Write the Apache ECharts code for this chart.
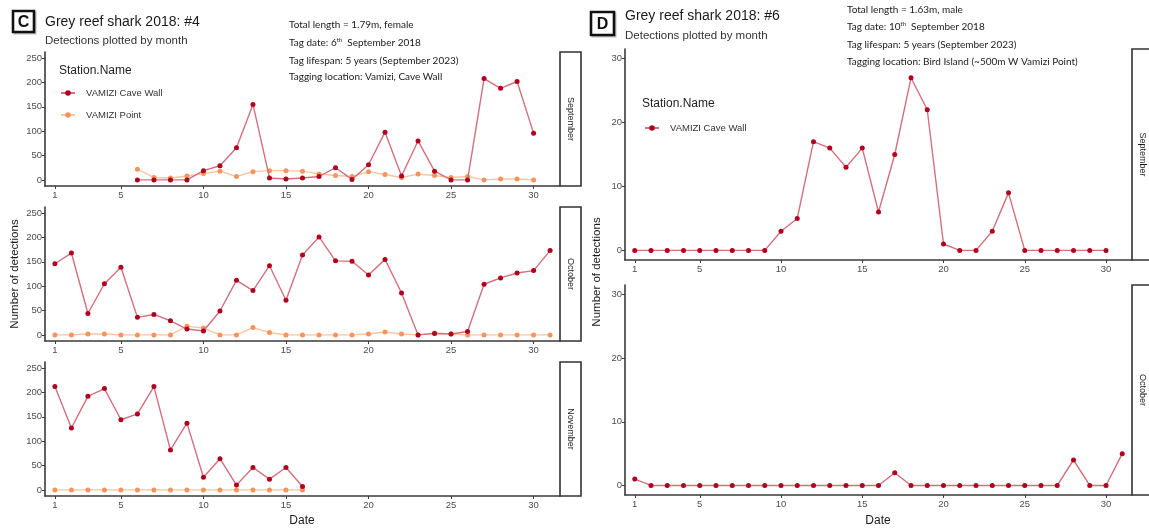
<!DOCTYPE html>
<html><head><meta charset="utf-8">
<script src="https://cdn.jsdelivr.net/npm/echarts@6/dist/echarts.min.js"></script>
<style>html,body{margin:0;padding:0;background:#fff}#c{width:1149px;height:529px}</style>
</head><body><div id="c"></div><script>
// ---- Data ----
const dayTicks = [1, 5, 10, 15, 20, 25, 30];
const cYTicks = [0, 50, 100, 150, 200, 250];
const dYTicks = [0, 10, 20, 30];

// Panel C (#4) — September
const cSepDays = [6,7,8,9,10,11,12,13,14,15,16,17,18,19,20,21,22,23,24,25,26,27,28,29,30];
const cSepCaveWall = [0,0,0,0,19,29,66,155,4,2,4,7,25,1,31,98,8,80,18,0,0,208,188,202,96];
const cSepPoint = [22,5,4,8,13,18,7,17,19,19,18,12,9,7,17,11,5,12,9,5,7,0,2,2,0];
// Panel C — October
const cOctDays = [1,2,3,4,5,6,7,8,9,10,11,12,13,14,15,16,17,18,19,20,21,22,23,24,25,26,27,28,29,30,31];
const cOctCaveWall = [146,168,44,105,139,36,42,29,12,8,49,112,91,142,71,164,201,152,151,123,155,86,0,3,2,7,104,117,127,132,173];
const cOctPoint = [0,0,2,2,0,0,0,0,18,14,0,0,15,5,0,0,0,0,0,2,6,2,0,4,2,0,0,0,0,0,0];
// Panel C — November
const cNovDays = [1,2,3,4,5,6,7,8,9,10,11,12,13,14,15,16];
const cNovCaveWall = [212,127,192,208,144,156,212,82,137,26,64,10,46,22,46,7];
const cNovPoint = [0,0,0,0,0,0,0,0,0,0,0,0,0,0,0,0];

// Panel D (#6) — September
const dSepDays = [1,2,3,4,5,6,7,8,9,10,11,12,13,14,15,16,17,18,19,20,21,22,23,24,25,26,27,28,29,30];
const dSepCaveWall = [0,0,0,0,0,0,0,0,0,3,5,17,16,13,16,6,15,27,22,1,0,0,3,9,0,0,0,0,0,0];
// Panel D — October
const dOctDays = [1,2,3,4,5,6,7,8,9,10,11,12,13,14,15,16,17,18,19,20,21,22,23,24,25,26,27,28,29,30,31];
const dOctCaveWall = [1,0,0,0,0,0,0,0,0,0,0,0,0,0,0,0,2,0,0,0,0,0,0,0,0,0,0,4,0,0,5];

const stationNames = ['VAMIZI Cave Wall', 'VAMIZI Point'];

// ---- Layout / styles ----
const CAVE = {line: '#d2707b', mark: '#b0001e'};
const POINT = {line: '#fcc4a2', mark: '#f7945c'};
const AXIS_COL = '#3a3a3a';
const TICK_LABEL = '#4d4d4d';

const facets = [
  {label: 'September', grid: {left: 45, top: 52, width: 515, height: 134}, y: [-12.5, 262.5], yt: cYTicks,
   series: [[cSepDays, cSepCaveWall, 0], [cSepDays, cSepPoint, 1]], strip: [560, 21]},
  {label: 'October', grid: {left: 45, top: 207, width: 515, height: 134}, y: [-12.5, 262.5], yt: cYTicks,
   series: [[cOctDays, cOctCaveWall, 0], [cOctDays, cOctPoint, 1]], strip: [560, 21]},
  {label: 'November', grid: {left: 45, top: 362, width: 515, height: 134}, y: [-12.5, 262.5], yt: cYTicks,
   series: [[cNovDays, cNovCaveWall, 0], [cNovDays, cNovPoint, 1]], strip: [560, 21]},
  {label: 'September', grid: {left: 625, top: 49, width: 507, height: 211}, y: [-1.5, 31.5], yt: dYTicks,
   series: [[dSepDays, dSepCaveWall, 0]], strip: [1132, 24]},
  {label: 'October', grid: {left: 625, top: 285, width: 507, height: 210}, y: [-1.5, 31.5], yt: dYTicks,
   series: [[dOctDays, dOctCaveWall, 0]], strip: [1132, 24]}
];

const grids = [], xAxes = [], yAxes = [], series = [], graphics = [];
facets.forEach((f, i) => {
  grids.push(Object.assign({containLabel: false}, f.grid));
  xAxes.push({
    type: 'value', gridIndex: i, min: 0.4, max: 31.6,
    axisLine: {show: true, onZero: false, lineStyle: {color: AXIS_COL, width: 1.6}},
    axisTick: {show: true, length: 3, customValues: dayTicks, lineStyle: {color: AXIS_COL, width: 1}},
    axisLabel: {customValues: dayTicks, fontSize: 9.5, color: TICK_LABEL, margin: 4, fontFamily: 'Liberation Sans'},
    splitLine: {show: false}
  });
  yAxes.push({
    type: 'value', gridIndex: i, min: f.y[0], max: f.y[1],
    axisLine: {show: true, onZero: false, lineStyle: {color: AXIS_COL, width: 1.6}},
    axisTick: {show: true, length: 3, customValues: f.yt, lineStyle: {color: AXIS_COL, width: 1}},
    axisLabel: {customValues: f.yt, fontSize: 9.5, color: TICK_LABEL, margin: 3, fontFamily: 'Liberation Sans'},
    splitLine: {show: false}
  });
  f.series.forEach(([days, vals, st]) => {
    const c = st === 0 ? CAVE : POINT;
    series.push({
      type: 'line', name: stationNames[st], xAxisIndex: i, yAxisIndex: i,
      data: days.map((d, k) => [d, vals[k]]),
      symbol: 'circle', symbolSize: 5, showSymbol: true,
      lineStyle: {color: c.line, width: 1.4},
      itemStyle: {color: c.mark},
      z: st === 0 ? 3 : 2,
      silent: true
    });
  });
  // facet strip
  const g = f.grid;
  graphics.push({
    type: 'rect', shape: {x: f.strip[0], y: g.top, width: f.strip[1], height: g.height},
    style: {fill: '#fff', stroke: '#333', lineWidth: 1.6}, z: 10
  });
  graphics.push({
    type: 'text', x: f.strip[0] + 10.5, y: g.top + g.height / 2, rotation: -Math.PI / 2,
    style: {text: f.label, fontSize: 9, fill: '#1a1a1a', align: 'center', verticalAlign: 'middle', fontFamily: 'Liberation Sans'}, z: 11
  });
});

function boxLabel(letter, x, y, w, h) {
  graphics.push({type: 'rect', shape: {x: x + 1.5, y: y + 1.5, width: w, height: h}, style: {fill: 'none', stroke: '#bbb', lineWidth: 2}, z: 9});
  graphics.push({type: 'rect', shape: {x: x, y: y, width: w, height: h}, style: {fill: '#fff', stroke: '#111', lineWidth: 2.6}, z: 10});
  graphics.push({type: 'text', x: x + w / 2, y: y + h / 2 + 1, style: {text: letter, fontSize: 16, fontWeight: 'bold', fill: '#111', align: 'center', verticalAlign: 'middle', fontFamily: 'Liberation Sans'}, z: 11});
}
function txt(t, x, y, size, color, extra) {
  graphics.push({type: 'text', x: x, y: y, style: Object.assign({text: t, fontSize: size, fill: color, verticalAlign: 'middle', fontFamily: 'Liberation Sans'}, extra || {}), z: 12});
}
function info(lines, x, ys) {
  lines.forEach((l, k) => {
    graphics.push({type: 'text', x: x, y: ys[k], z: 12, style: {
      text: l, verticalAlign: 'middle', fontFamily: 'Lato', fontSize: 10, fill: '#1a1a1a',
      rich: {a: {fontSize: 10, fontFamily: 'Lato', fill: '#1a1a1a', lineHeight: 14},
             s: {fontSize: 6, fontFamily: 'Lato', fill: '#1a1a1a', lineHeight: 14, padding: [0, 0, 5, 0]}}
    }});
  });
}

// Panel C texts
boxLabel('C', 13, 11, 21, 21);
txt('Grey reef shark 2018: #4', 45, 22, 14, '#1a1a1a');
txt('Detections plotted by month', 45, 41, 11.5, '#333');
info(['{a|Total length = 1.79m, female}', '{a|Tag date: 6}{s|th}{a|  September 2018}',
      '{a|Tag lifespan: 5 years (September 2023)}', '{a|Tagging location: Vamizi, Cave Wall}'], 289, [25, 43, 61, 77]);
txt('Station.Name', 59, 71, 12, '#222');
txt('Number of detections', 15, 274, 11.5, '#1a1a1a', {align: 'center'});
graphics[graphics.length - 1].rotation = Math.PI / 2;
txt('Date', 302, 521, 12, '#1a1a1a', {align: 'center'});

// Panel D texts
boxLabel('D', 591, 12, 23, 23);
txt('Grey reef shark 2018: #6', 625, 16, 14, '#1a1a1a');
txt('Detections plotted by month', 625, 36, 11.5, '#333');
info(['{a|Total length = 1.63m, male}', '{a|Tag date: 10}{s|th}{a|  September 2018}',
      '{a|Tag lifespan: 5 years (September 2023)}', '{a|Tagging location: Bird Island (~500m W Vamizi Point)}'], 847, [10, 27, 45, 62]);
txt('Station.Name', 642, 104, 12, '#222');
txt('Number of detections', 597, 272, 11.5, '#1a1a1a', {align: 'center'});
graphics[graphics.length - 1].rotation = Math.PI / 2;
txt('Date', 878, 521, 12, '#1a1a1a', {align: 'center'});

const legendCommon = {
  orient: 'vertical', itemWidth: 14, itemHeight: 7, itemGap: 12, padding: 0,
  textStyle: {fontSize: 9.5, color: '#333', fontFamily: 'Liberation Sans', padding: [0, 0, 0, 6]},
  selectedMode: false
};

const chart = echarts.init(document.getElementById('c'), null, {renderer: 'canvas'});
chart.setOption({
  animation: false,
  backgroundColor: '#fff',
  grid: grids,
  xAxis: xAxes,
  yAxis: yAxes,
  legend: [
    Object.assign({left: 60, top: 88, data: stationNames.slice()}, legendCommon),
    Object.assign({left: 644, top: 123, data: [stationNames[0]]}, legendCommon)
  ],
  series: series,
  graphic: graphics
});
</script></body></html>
⁂
Set exercise: Leave the pictures out and reproduce exactly the lines from the top of the listing above through the line with "const dYTicks = [0, 10, 20, 30];".

Solution to the problem:
Write the Apache ECharts code for this chart.
<!DOCTYPE html>
<html><head><meta charset="utf-8">
<script src="https://cdn.jsdelivr.net/npm/echarts@6/dist/echarts.min.js"></script>
<style>html,body{margin:0;padding:0;background:#fff}#c{width:1149px;height:529px}</style>
</head><body><div id="c"></div><script>
// ---- Data ----
const dayTicks = [1, 5, 10, 15, 20, 25, 30];
const cYTicks = [0, 50, 100, 150, 200, 250];
const dYTicks = [0, 10, 20, 30];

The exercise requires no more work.